Indexing with SSTable attached secondary indexes (SASI)

Explain what a SSTable Attached Secondary Index (SASI) is.

In Cassandra 3.4 and later, SSTable Attached Secondary Indexes (SASI) have been introduced that improve on the existing secondary index implementation with superior performance for queries that previously required the use of ALLOW FILTERING. SASI is significantly less resource intensive, using less memory, disk, and CPU. It enables querying with prefix and contains on strings, similar to the SQL implementation of LIKE = "foo%" or LIKE = "%foo%", as shown in SELECT. It also supports SPARSE indexing to improve performance of querying large, dense number ranges such as time series data.
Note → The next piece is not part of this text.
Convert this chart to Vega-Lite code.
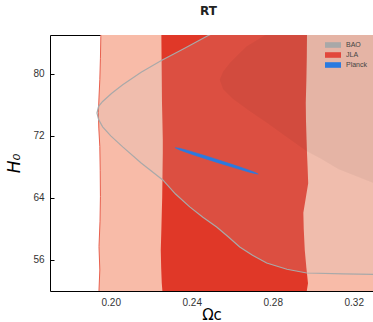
{
  "$schema": "https://vega.github.io/schema/vega-lite/v6.json",
  "width": 323,
  "height": 256,
  "autosize": {"type": "none"},
  "padding": {"left": 50, "top": 35, "right": 0, "bottom": 31},
  "title": {"text": "RT", "fontSize": 12, "fontWeight": "bold", "font": "DejaVu Sans", "color": "#222", "offset": 17, "anchor": "middle", "dx": -3},
  "config": {
    "view": {"stroke": null},
    "axis": {"domainColor": "#000", "tickColor": "#000", "grid": false, "labelFont": "Liberation Sans", "labelFontSize": 10, "labelColor": "#333", "tickSize": 4, "titleFont": "DejaVu Sans", "titleFontSize": 16, "titleColor": "#000", "titleFontWeight": "normal", "zindex": 1}
  },
  "resolve": {"axis": {"x": "independent", "y": "independent"}},
  "datasets": {
    "light": [
      {"y": 50, "x": 0.1943}, {"y": 52.13, "x": 0.1942}, {"y": 54.71, "x": 0.1946}, {"y": 57.72, "x": 0.1942},
      {"y": 61, "x": 0.1947}, {"y": 64.17, "x": 0.1949}, {"y": 67.5, "x": 0.1948}, {"y": 70.62, "x": 0.1946},
      {"y": 73, "x": 0.1941}, {"y": 74.97, "x": 0.1939}, {"y": 77, "x": 0.1942}, {"y": 79.23, "x": 0.1946},
      {"y": 82, "x": 0.1949}, {"y": 84.81, "x": 0.1951}, {"y": 87, "x": 0.1952}
    ],
    "red": [
      {"y": 50, "xl": 0.2255, "xr": 0.2972}, {"y": 52, "xl": 0.2255, "xr": 0.2968}, {"y": 53, "xl": 0.2252, "xr": 0.2974},
      {"y": 55, "xl": 0.2249, "xr": 0.2966}, {"y": 57.3, "xl": 0.2247, "xr": 0.2958}, {"y": 60, "xl": 0.225, "xr": 0.2953},
      {"y": 62.1, "xl": 0.2252, "xr": 0.2951}, {"y": 64, "xl": 0.2254, "xr": 0.2963}, {"y": 65.9, "xl": 0.2255, "xr": 0.2975},
      {"y": 68, "xl": 0.2256, "xr": 0.2972}, {"y": 69.8, "xl": 0.2257, "xr": 0.2969}, {"y": 71.5, "xl": 0.2257, "xr": 0.2967},
      {"y": 74, "xl": 0.2255, "xr": 0.2964}, {"y": 76.3, "xl": 0.2253, "xr": 0.2963}, {"y": 79.2, "xl": 0.2252, "xr": 0.2966},
      {"y": 82, "xl": 0.2251, "xr": 0.2968}, {"y": 84.9, "xl": 0.225, "xr": 0.2969}, {"y": 87, "xl": 0.225, "xr": 0.2969}
    ],
    "bao": [
      {"y": 54.15, "x": 0.3295}, {"y": 54.2, "x": 0.315}, {"y": 54.32, "x": 0.2968}, {"y": 54.8, "x": 0.287},
      {"y": 55.61, "x": 0.277}, {"y": 56.6, "x": 0.27}, {"y": 57.68, "x": 0.2637}, {"y": 59, "x": 0.258},
      {"y": 60.26, "x": 0.2523}, {"y": 61.5, "x": 0.2455}, {"y": 62.84, "x": 0.239}, {"y": 64.5, "x": 0.232},
      {"y": 66.32, "x": 0.2257}, {"y": 68.5, "x": 0.215}, {"y": 70.58, "x": 0.2059}, {"y": 72, "x": 0.2},
      {"y": 73.16, "x": 0.196}, {"y": 74.1, "x": 0.194}, {"y": 74.93, "x": 0.1932}, {"y": 75.8, "x": 0.194},
      {"y": 76.43, "x": 0.196}, {"y": 77.5, "x": 0.2005}, {"y": 78.58, "x": 0.2059}, {"y": 80.2, "x": 0.215},
      {"y": 81.72, "x": 0.225}, {"y": 83.3, "x": 0.2365}, {"y": 84.9, "x": 0.2479}, {"y": 86.5, "x": 0.26}
    ],
    "baoin": [
      {"y": 63, "x": 0.36}, {"y": 64.5, "x": 0.34}, {"y": 65.97, "x": 0.3294}, {"y": 67.7, "x": 0.3125},
      {"y": 69, "x": 0.304}, {"y": 70.06, "x": 0.2966}, {"y": 72, "x": 0.286}, {"y": 73.72, "x": 0.2769},
      {"y": 75.3, "x": 0.268}, {"y": 76.74, "x": 0.2604}, {"y": 78, "x": 0.2555}, {"y": 79.23, "x": 0.2538},
      {"y": 80.3, "x": 0.2555}, {"y": 81.38, "x": 0.2588}, {"y": 82.5, "x": 0.263}, {"y": 83.52, "x": 0.267},
      {"y": 84.81, "x": 0.2751}, {"y": 86.3, "x": 0.2859}
    ],
    "planck": [
      {"s": "Planck", "x": 0.2318, "lo": 70.48, "hi": 70.48}, {"s": "Planck", "x": 0.234, "lo": 70.19, "hi": 70.39},
      {"s": "Planck", "x": 0.2371, "lo": 69.89, "hi": 70.19}, {"s": "Planck", "x": 0.2421, "lo": 69.44, "hi": 69.8},
      {"s": "Planck", "x": 0.2471, "lo": 69.02, "hi": 69.4}, {"s": "Planck", "x": 0.2524, "lo": 68.58, "hi": 68.96},
      {"s": "Planck", "x": 0.2574, "lo": 68.18, "hi": 68.54}, {"s": "Planck", "x": 0.2624, "lo": 67.78, "hi": 68.1},
      {"s": "Planck", "x": 0.2676, "lo": 67.38, "hi": 67.64}, {"s": "Planck", "x": 0.271, "lo": 67.15, "hi": 67.31},
      {"s": "Planck", "x": 0.2728, "lo": 67.08, "hi": 67.08}
    ]
  },
  "layer": [
    {
      "data": {"name": "light"},
      "mark": {"type": "area", "orient": "horizontal", "color": "#f8bba8", "opacity": 1, "clip": true},
      "encoding": {
        "y": {"field": "y", "type": "quantitative", "scale": {"domain": [52, 85], "nice": false, "zero": false},
              "axis": {"orient": "left", "values": [56, 64, 72, 80], "ticks": false, "title": "H₀", "titleFontStyle": "italic", "labelPadding": 6, "titlePadding": 9, "titleFontSize": 17}},
        "x": {"field": "x", "type": "quantitative", "scale": {"domain": [0.17, 0.3295], "nice": false, "zero": false},
              "axis": {"orient": "bottom", "values": [0.2, 0.24, 0.28, 0.32], "ticks": false, "format": ".2f", "title": "Ωc", "labelPadding": 6, "titlePadding": 0, "titleFontSize": 15}},
        "x2": {"datum": 0.36}
      }
    },
    {
      "data": {"name": "light"},
      "mark": {"type": "line", "color": "#e8604e", "strokeWidth": 1, "clip": true},
      "encoding": {
        "x": {"field": "x", "type": "quantitative", "axis": {"orient": "bottom", "values": [0.2, 0.24, 0.28, 0.32], "labels": false, "domain": false, "title": null, "offset": -4}},
        "y": {"field": "y", "type": "quantitative", "axis": {"orient": "left", "values": [56, 64, 72, 80], "labels": false, "domain": false, "title": null, "offset": -4}},
        "order": {"field": "y"}
      }
    },
    {
      "data": {"name": "red"},
      "mark": {"type": "area", "orient": "horizontal", "color": "#e03828", "opacity": 1, "clip": true},
      "encoding": {
        "y": {"field": "y", "type": "quantitative", "axis": {"orient": "right", "values": [56, 64, 72, 80], "labels": false, "domain": false, "title": null, "offset": -4}},
        "x": {"field": "xl", "type": "quantitative", "axis": {"orient": "top", "ticks": false, "labels": false, "title": null}},
        "x2": {"field": "xr"}
      }
    },
    {
      "data": {"name": "bao"},
      "mark": {"type": "area", "orient": "horizontal", "color": "#c4c4c4", "opacity": 0.16, "clip": true},
      "encoding": {
        "y": {"field": "y", "type": "quantitative", "axis": null},
        "x": {"field": "x", "type": "quantitative", "axis": {"orient": "top", "values": [0.2, 0.24, 0.28, 0.32], "labels": false, "domain": false, "title": null, "offset": -4}},
        "x2": {"datum": 0.36}
      }
    },
    {
      "data": {"name": "baoin"},
      "mark": {"type": "area", "orient": "horizontal", "color": "#000000", "opacity": 0.045, "clip": true},
      "encoding": {
        "y": {"field": "y", "type": "quantitative", "axis": null},
        "x": {"field": "x", "type": "quantitative", "axis": null},
        "x2": {"datum": 0.36}
      }
    },
    {
      "data": {"name": "bao"},
      "mark": {"type": "line", "color": "#a9a9a9", "strokeWidth": 1.2, "clip": true},
      "encoding": {
        "x": {"field": "x", "type": "quantitative", "axis": null},
        "y": {"field": "y", "type": "quantitative", "axis": null},
        "order": {"field": "y"}
      }
    },
    {
      "data": {"name": "planck"},
      "mark": {"type": "area", "opacity": 1, "strokeWidth": 0.6, "clip": true},
      "encoding": {
        "x": {"field": "x", "type": "quantitative", "axis": null},
        "y": {"field": "lo", "type": "quantitative", "axis": null},
        "y2": {"field": "hi"},
        "color": {"field": "s", "type": "nominal",
          "scale": {"domain": ["BAO", "JLA", "Planck"], "range": ["#a8a8a8", "#e2473b", "#2a7ae0"]},
          "legend": {"orient": "none", "legendX": 275, "legendY": 6, "title": null, "padding": 0,
            "symbolType": "M-1,-0.35H1V0.35H-1Z", "symbolSize": 256, "symbolStrokeWidth": 0, "symbolOpacity": 1,
            "clipHeight": 8, "rowPadding": 2, "labelOffset": 5, "labelFontSize": 7, "labelFont": "Liberation Sans", "labelColor": "#444"}},
        "stroke": {"value": "#2a7ae0"}
      }
    }
  ]
}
SASI takes advantage of Cassandra's write-once immutable ordered data model to build indexes when data is flushed from the memtable to disk. The SASI index data structures are built in memory as the SSTable is written and flushed to disk as sequential writes before the SSTable writing completes. One index file is written for each indexed column.

SASI supports all queries already supported by CQL, and supports the LIKE operator using PREFIX, CONTAINS, and SPARSE. If ALLOW FILTERING is used, SASI also supports queries with multiple predicates using AND. With SASI, the performance pitfalls of using filtering are not realized because the filtering is not performed even if ALLOW FILTERING is used.

SASI is implemented using memory mapped B+ trees, an efficient data structure for indexes. B+ trees allow range queries to perform quickly. SASI generates an index for each SSTable. Some key features that arise from this design are:

SASI can reference offsets in the data file, skipping the Bloom filter and partition indexes to go directory to where data is stored.
When SSTables are compacted, new indexes are generated automatically.

Currently, SASI does not support collections. Regular secondary indexes can be built for collections. Static columns are supported in Cassandra 3.6 and later.